Embora tenha logrado uma votaão muito expressiva, o PT só elegeu 14% dos senadores e 18% dos deputados federais. Dessa forma não teria condições de aprovar nem uma lei ordinária. Mas o PT continuava com o discurso da “herança maldita” de FHC”. Para governar aliou-se às forças mais conservadoras e corruptas do país. O projeto de poder era de vinte anos. Na lógica de “os fins justificamos meios”, dilapidam junto com os sócios as grandes estatais e os fundos de pensão dos funcionários delas. Junto com isso vem o enriquecimento ilícito pessoal dos participantes dos mais diversos esquemas dos quais o governador Sérgio Cabral é emblemático. A descoberta destes crimes se dá aos poucos graças à “lava jato” que não para de ampliar suas investigações. O povo já vinha demonstrando sua indignação desde as grandes manifestações de 2013.
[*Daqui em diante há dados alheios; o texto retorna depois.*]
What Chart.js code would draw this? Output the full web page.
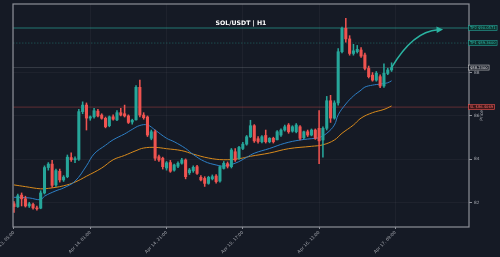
<!DOCTYPE html>
<html><head><meta charset="utf-8">
<script src="https://cdn.jsdelivr.net/npm/chart.js@4/dist/chart.umd.min.js"></script>
<style>html,body{margin:0;padding:0;background:#151a25;overflow:hidden}</style>
</head><body>
<canvas id="c" width="500" height="257"></canvas>
<script>
// ---------- data ----------
const chartTitle = 'SOL/USDT | H1';
const xTickLabels = ['Apr 13, 05:00','Apr 14, 01:00','Apr 14, 21:00','Apr 15, 17:00','Apr 16, 13:00','Apr 17, 09:00'];
const xTickStep = 20;            // hours between x tick labels
const yTicks = [82, 84, 86, 88];

const opens  = [81.95,81.82,82.35,82.18,81.85,81.92,81.76,81.75,82.45,83.62,
                83.78,82.82,83.45,83.05,83.20,84.08,83.98,84.00,86.20,86.50,
                85.90,85.96,86.22,86.04,85.89,85.55,85.96,85.82,86.15,86.10,
                86.00,85.72,85.82,87.32,86.04,85.95,84.97,85.27,84.12,84.05,
                83.60,83.85,83.50,83.68,83.82,83.97,83.38,83.47,83.66,83.17,
                83.12,82.89,83.10,83.23,83.00,83.58,83.80,83.66,84.35,84.05,
                84.50,84.70,85.04,85.55,84.95,84.81,85.10,84.81,84.97,84.90,
                85.12,85.35,85.58,85.30,85.27,85.50,85.00,85.27,85.12,85.35,
                85.43,84.89,85.43,86.70,85.90,86.60,88.96,90.04,89.55,88.88,
                88.96,89.04,88.81,88.19,87.88,87.65,87.81,87.38,87.96,88.12];
const highs  = [82.05,82.40,82.45,82.30,82.02,81.98,81.85,82.55,83.70,83.85,
                83.95,83.55,83.55,83.25,84.20,84.30,84.12,86.30,86.65,86.60,
                86.00,86.35,86.30,86.10,85.95,86.00,86.05,86.25,86.35,86.50,
                86.05,85.85,87.40,87.65,86.15,86.00,85.35,85.35,84.20,84.10,
                83.90,83.95,83.78,83.88,84.05,84.02,83.58,83.70,83.72,83.25,
                83.20,83.22,83.28,83.30,83.70,83.90,83.88,84.50,84.50,84.60,
                84.78,85.10,85.80,85.60,85.05,85.10,85.35,85.00,85.02,85.32,
                85.40,85.58,85.65,85.55,85.65,85.55,85.30,85.35,85.40,85.40,
                86.25,85.50,86.90,86.95,86.70,89.10,90.10,90.50,89.70,89.30,
                89.25,89.15,88.90,88.30,88.00,88.05,87.90,88.40,88.20,88.45];
const lows   = [81.55,81.78,81.85,81.80,81.78,81.70,81.66,81.72,82.40,83.50,
                82.70,82.75,82.95,82.98,83.15,83.90,83.85,83.95,86.10,85.35,
                85.80,85.90,85.95,85.85,85.45,85.50,85.80,85.78,86.00,85.95,
                85.65,85.62,85.80,85.95,85.85,85.05,84.90,83.95,83.90,83.55,
                83.50,83.40,83.45,83.62,83.78,83.10,83.30,83.40,83.30,83.00,
                82.75,82.85,83.05,82.90,82.95,83.55,83.60,83.60,83.90,84.00,
                84.45,84.65,85.00,84.78,84.75,84.76,84.75,84.76,84.75,84.90,
                85.05,85.30,85.20,85.25,85.22,84.90,84.95,85.05,85.08,84.92,
                83.80,84.10,85.35,85.70,85.85,86.50,88.90,89.40,88.80,88.80,
                88.90,88.70,88.12,87.75,87.60,87.60,87.30,87.32,87.90,88.05];
const closes = [81.82,82.32,82.18,81.85,81.95,81.76,81.72,82.45,83.62,83.78,
                82.80,83.48,83.05,83.18,84.10,83.98,84.03,86.20,86.50,85.90,
                85.96,86.24,86.00,85.89,85.50,85.96,85.85,86.15,86.04,86.00,
                85.70,85.80,87.32,86.04,85.92,85.12,85.27,84.05,83.97,83.66,
                83.84,83.45,83.74,83.82,83.97,83.20,83.51,83.63,83.35,83.05,
                82.89,83.17,83.20,82.97,83.66,83.82,83.68,84.43,83.97,84.55,
                84.70,85.04,85.55,84.85,84.82,85.04,84.81,84.97,84.81,85.27,
                85.35,85.50,85.27,85.50,85.58,84.97,85.27,85.12,85.35,84.97,
                84.85,85.43,86.70,85.90,86.60,88.96,90.04,89.55,88.88,89.00,
                89.07,88.76,88.19,87.81,87.65,87.97,87.38,87.97,88.12,88.23];

// moving averages (bar index -> value)
const emaFastIdx  = [0,4,7,8,11,13,16,19,21,24,26,29,31,33,35,37,40,42,45,47,50,53,55,58,61,63,67,71,75,79,80,82,84,85,87,89,91,92,94,96,98,99];
const emaFastVals = [82.25,82.22,82.14,82.30,82.55,82.68,82.99,83.70,84.25,84.65,84.90,85.17,85.38,85.56,85.58,85.35,84.97,84.81,84.50,84.22,83.90,83.74,83.69,83.82,84.09,84.28,84.50,84.74,84.89,84.97,85.00,85.20,85.58,86.05,86.55,86.92,87.19,87.33,87.42,87.47,87.53,87.62];
const emaSlowIdx  = [0,3,7,9,13,16,19,23,26,29,32,34,37,40,44,47,51,55,59,62,67,72,78,81,84,86,89,91,94,97,99];
const emaSlowVals = [82.82,82.74,82.64,82.66,82.78,82.95,83.22,83.60,83.98,84.18,84.40,84.52,84.55,84.49,84.40,84.24,84.06,83.98,84.03,84.14,84.29,84.49,84.60,84.67,84.89,85.20,85.58,85.90,86.15,86.30,86.46];

const levelValues = [90.0571, 89.36, 88.23, 86.4069];
const levelLabels = ['TP2 $90.0571', 'TP1 $89.3600', '$88.2300', 'SL $86.4069'];
const projectionBarIndex = 112.5;   // bar index where the projected move reaches TP2

// ---------- styles ----------
const BG = '#151a25';
const UP = '#26a69a', DN = '#ef5350';
const levelStyles = [
  {line:'rgba(38,166,154,0.33)', width:2,   dash:[],      box:'#0f3430', border:'#26a69a', text:'#2bbfae'},
  {line:'rgba(38,166,154,0.40)', width:0.9, dash:[1.5,1.5], box:'#0f3430', border:'#26a69a', text:'#2bbfae'},
  {line:'rgba(130,135,145,0.30)',width:1,   dash:[],      box:'#1b1f2a', border:'#c9c9c9', text:'#f0f0f0'},
  {line:'rgba(239,83,80,0.35)',  width:1,   dash:[],      box:'#3f1719', border:'#ef5350', text:'#ff6b68'}
];

const idx = opens.map((_, i) => i);
const candleColors = idx.map(i => closes[i] >= opens[i] ? UP : DN);

const overlay = {
  id: 'overlay',
  beforeDraw(chart) {
    const ctx = chart.ctx;
    ctx.save(); ctx.fillStyle = BG; ctx.fillRect(0, 0, chart.width, chart.height); ctx.restore();
  },
  beforeDatasetsDraw(chart) {
    const {ctx, chartArea: a, scales: {y}} = chart;
    ctx.save();
    ctx.beginPath(); ctx.rect(a.left, a.top, a.width, a.height); ctx.clip();
    levelValues.forEach((v, k) => {
      const st = levelStyles[k];
      const py = y.getPixelForValue(v);
      ctx.strokeStyle = st.line; ctx.lineWidth = st.width; ctx.setLineDash(st.dash);
      ctx.beginPath(); ctx.moveTo(a.left, py); ctx.lineTo(a.right, py); ctx.stroke();
    });
    ctx.restore();
  },
  afterDatasetsDraw(chart) {
    const {ctx, scales: {x, y}} = chart;
    const last = closes.length - 1;
    const x0 = x.getPixelForValue(last), y0 = y.getPixelForValue(closes[last]);
    const x1 = x.getPixelForValue(projectionBarIndex), y1 = y.getPixelForValue(levelValues[0]) + 1.5;
    const cx = x0 + (x1 - x0) * 0.42, cy = y1 + 1.8;
    ctx.save();
    ctx.strokeStyle = '#2ab3a1'; ctx.fillStyle = '#2ab3a1'; ctx.lineWidth = 1.5;
    const ang = Math.atan2(y1 - cy, x1 - cx);
    const hl = 6.5, hw = 3.2;
    const bx = x1 - Math.cos(ang) * hl * 0.8, by = y1 - Math.sin(ang) * hl * 0.8;
    ctx.beginPath(); ctx.moveTo(x0, y0); ctx.quadraticCurveTo(cx, cy, bx, by); ctx.stroke();
    ctx.beginPath();
    ctx.moveTo(x1, y1);
    ctx.lineTo(x1 - Math.cos(ang) * hl - Math.sin(ang) * hw, y1 - Math.sin(ang) * hl + Math.cos(ang) * hw);
    ctx.lineTo(x1 - Math.cos(ang) * hl + Math.sin(ang) * hw, y1 - Math.sin(ang) * hl - Math.cos(ang) * hw);
    ctx.closePath(); ctx.fill();
    ctx.restore();
  },
  afterDraw(chart) {
    const {ctx, chartArea: a, scales: {y}} = chart;
    ctx.save();
    // frame
    ctx.strokeStyle = '#8d9098'; ctx.lineWidth = 1.2;
    ctx.strokeRect(a.left, a.top, a.width, a.height);
    // title
    ctx.fillStyle = '#ffffff'; ctx.font = 'bold 6.2px "DejaVu Sans"';
    ctx.textAlign = 'center'; ctx.textBaseline = 'middle';
    ctx.fillText(chartTitle, (a.left + a.right) / 2, 23.5);
    // axis title
    ctx.save();
    ctx.translate(482, (a.top + a.bottom) / 2);
    ctx.rotate(-Math.PI / 2);
    ctx.fillStyle = '#b0b3b9'; ctx.font = '4.4px "DejaVu Sans"';
    ctx.fillText('Price', 0, 0);
    ctx.restore();
    // level labels
    ctx.font = '3.7px "DejaVu Sans"'; ctx.textAlign = 'left'; ctx.textBaseline = 'middle';
    levelValues.forEach((v, k) => {
      const st = levelStyles[k];
      const py = y.getPixelForValue(v);
      const tw = ctx.measureText(levelLabels[k]).width;
      const bx = a.right - 0.5, bw = tw + 3, bh = 5;
      ctx.fillStyle = st.box; ctx.fillRect(bx, py - bh / 2, bw, bh);
      ctx.strokeStyle = st.border; ctx.lineWidth = 0.6; ctx.strokeRect(bx, py - bh / 2, bw, bh);
      ctx.fillStyle = st.text; ctx.fillText(levelLabels[k], bx + 1.5, py + 0.2);
    });
    ctx.restore();
  }
};

new Chart(document.getElementById('c'), {
  data: {
    datasets: [
      {type: 'line', label: 'EMA slow', data: emaSlowIdx.map((v, k) => ({x: v, y: emaSlowVals[k]})),
       borderColor: '#d88a1c', borderWidth: 1, pointRadius: 0, tension: 0.4, order: 4},
      {type: 'line', label: 'EMA fast', data: emaFastIdx.map((v, k) => ({x: v, y: emaFastVals[k]})),
       borderColor: '#2d7fc6', borderWidth: 1, pointRadius: 0, tension: 0.4, order: 3},
      {type: 'bar', label: 'wick', data: idx.map(i => ({x: i, y: [lows[i], highs[i]]})),
       backgroundColor: candleColors, barThickness: 0.9, grouped: false, order: 2},
      {type: 'bar', label: 'body', data: idx.map(i => ({x: i, y: [opens[i], closes[i]]})),
       backgroundColor: candleColors, barThickness: 2.4, grouped: false, order: 1}
    ]
  },
  options: {
    responsive: false, animation: false, devicePixelRatio: 1,
    layout: {padding: {left: 13, top: 4, right: 0, bottom: 0}},
    plugins: {legend: {display: false}, tooltip: {enabled: false}},
    scales: {
      x: {
        type: 'linear', min: -0.26, max: 119.3, offset: false,
        grid: {color: 'rgba(255,255,255,0.04)', offset: false, tickColor: '#8d9098', tickLength: 2},
        border: {display: false},
        ticks: {color: '#a3a6ad', font: {size: 4.3, family: 'DejaVu Sans'}, autoSkip: false,
                maxRotation: 45, minRotation: 45, padding: 1,
                callback: v => xTickLabels[Math.round(v / xTickStep)] ?? ''},
        afterBuildTicks: s => { s.ticks = xTickLabels.map((_, k) => ({value: k * xTickStep})); },
        afterFit: s => { s.height = 30; s.paddingLeft = 0; s.paddingRight = 0; }
      },
      y: {
        type: 'linear', position: 'right', min: 80.88, max: 91.16,
        grid: {color: 'rgba(255,255,255,0.04)', tickColor: '#8d9098', tickLength: 3},
        border: {display: false},
        ticks: {color: '#a3a6ad', font: {size: 4.3, family: 'DejaVu Sans'}, padding: 2},
        afterBuildTicks: s => { s.ticks = yTicks.map(v => ({value: v})); },
        afterFit: s => { s.width = 31; s.paddingTop = 0; s.paddingBottom = 0; }
      }
    }
  },
  plugins: [overlay]
});
</script>
</body></html>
Mas mesmo depois do impeachment da Presidente Dilma Rousseff, instituto previsto na Constituição, não fazem auutocrítica, mantendo um discurso de que a direita deu um golpe. Mesmo com Lula preso, comandando a campanha eleitoral, continuaram a malhar os candidatos de centro e centro-esquerda. E o antipetismo vai num crescendo vertiginoso. Na lógica hegemonista, no segundo turno, querem o apoio de todos os que sempre satanizaram. Utilizam a técnica de apavorar as pessoas com a chegada de dura ditadura e nesse processo de 16 anos de poder não cogitam a alternância de poder como algo democrático. Se tivessem ao longo dos quase 40 anos de existência outra atitude, talvez o resultado fosse outro. Será que chegando à maturidade terão atitudes mais maduras?